Nie Teil einer Gruppe gewesen

Vor dem Oberlandesgericht Schleswig hat der mutmaßliche Al-Qaida-Unterstützer Redouane E. H. erstmals selbst ausgesagt. Sein Verteidiger war zufrieden, auch wenn manch klare Antwort fehlte

AUS SCHLESWIG ESTHER GEISSLINGER

Seit Prozessbeginn im Sommer hat er geschwiegen, aufmerksam zugehört, manchmal gelächelt, hin und wieder mit seinen Anwälten geflüstert. Jetzt redet Redouane E. H., dem die Bundesanwaltschaft vorwirft, die Terror-Organisation al-Qaida unterstützt zu haben. Gestern sprach der 37-jährige Deutsche, der in Marokko geboren wurde, vor dem Oberlandesgericht Schleswig über den Hauptvorwurf: die Gründung einer terroristischen Gruppe.

Ehe er im Juli 2006 an einem Hamburger Bahnhof festgenommen wurde, besaß E. H., der wegen seiner Doktorarbeit nach Deutschland gekommen war, einen Internetshop im Kieler Stadtteil Gaarden.

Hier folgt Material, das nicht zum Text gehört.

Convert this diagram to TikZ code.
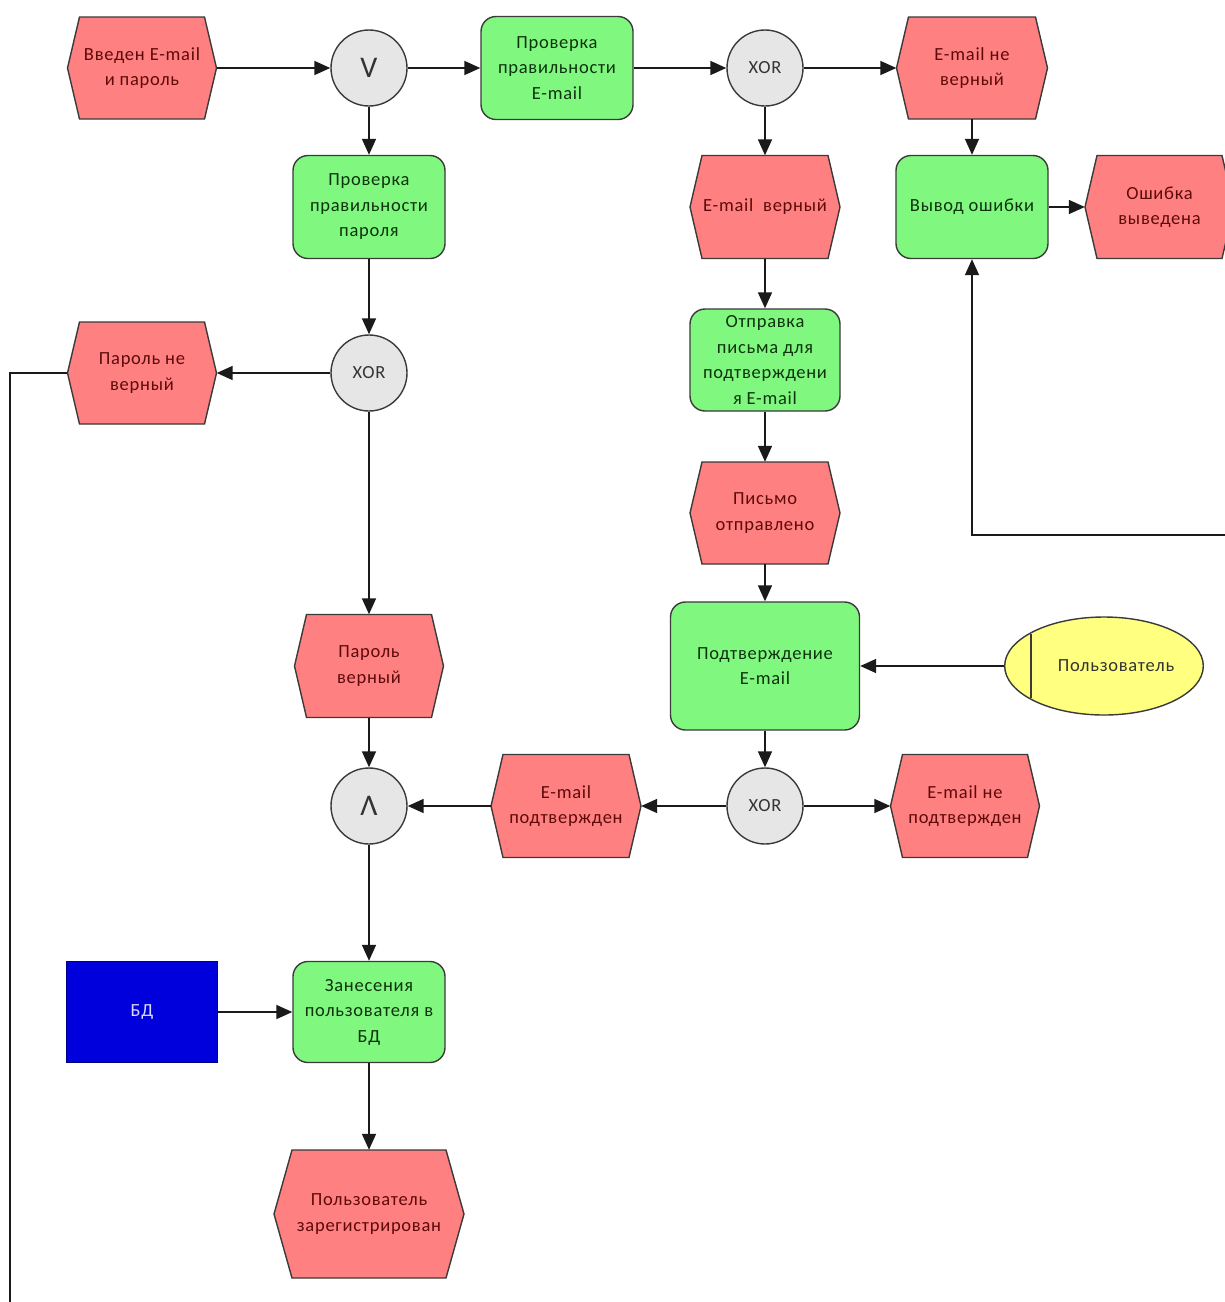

Nach seiner Schilderung chattete er mit einem Mann, der mit ihm über die Probleme der sudanischen Provinz Darfur reden wollte. Da müsse man helfen, habe dieser gefragt – und ob E. H. Geld hätte? Das habe er verneint, aber interessant sei das Projekt ja – E. H. signalisierte, mitmachen zu wollen. Einige Mit-Chatter kannte er zu diesem Zeitpunkt – im Sommer 2006 – von arabischen Internetseiten und Online-Chats. Es sei darum gegangen, die Lage in Darfur zu verstehen, zu vermitteln – Pflicht für einen Muslim, wenn „Brüder“ streiten. Geplant sei gewesen, dass einer der Beteiligten in den Sudan reist, die Lage erkundet – am besten E. H. selbst. Gegangen sei es auch um eine militärische Ausbildung, „um sich selbst zu schützen“. E. H. sagt aus, er habe das spannend gefunden. „Abenteuerlust“ habe ihn getrieben, aber auch die Angst, fremde Truppen könnten sich im Sudan einmischen. Die Reise war geplant, als es zu Spannungen kam: Ein Beteiligter drängte zu sehr, schien nur an „Action“ interessiert.

E. H. und andere hätten sich zurückziehen wollen, aber noch nach einer eleganten Lösung gesucht. Überhaupt: Eine „Gruppe“ seien sie nie gewesen, nur eine „Versammlung“ – das sei falsch übersetzt worden. Parallel habe E. H. im Internet eine Frau in Jordanien kennen gelernt: Die Lehrerin, gläubig, mit Kopftuch, „erfüllte meine Forderungen an eine Frau“, sagt er. Heiraten habe er sie wollen und sich daher um ein Visum bemüht.

Daran hat das Gericht einige Zweifel. Tatsächlich gibt es merkwürdige Details: In dem Chat wurden Codewörter verwendet, so hieß der Sudan immer wieder „China“, Gefängnis wurde mit „Krankenhaus“ umschrieben. Das sei so üblich, sagt E. H. Die Informationen über Waffen, die sich auf seiner Festplatte fanden, will E. H. nur für einen Bekannten aufbewahrt haben. Dann lief er plötzlich mit einer Glatze herum – für die Polizei, die ihn bereits beschattete, ein Alarmsignal. Ein Freund habe ihm zu viel Haar abgeschnitten, erklärt E. H. In einem Chat habe er aber doch geschrieben, dank der Glatze werde er beim Grenzübertritt nicht erkannt, hält der Oberstaatsanwalt ihm vor – darauf fehlt eine klare Antwort.

Auch sein Treffen mit der Ex-Frau des mutmaßlichen Terroristen Said Bahaji kam zur Sprache. Zwar will E. H. gewusst haben, dass das „der Staatsfeind Nr. 1“ sei. Dennoch sei er bereit gewesen, die Frau nach Pakistan zu begleiten: „Das hätte wohl nicht jeder getan.“ Die Frau übergab ihm einen Brief, den er vernichtete. Bahaji selbst habe er nicht treffen wollen: „Viel zu gefährlich.“

Sein Verteidiger Thomas Piplak war nach der Aussage zufrieden. E. H. habe erst jetzt gesprochen, weil erst abgewartet werden sollte, welche Beweise die Staatsanwaltschaft präsentiert. Entsetzt sei er über die falschen Übersetzungen, sagte Piplak der taz.

Der Prozess wird fortgesetzt, zudem beginnen demnächst zwei Parallelverhandlungen gegen weitere Chatter.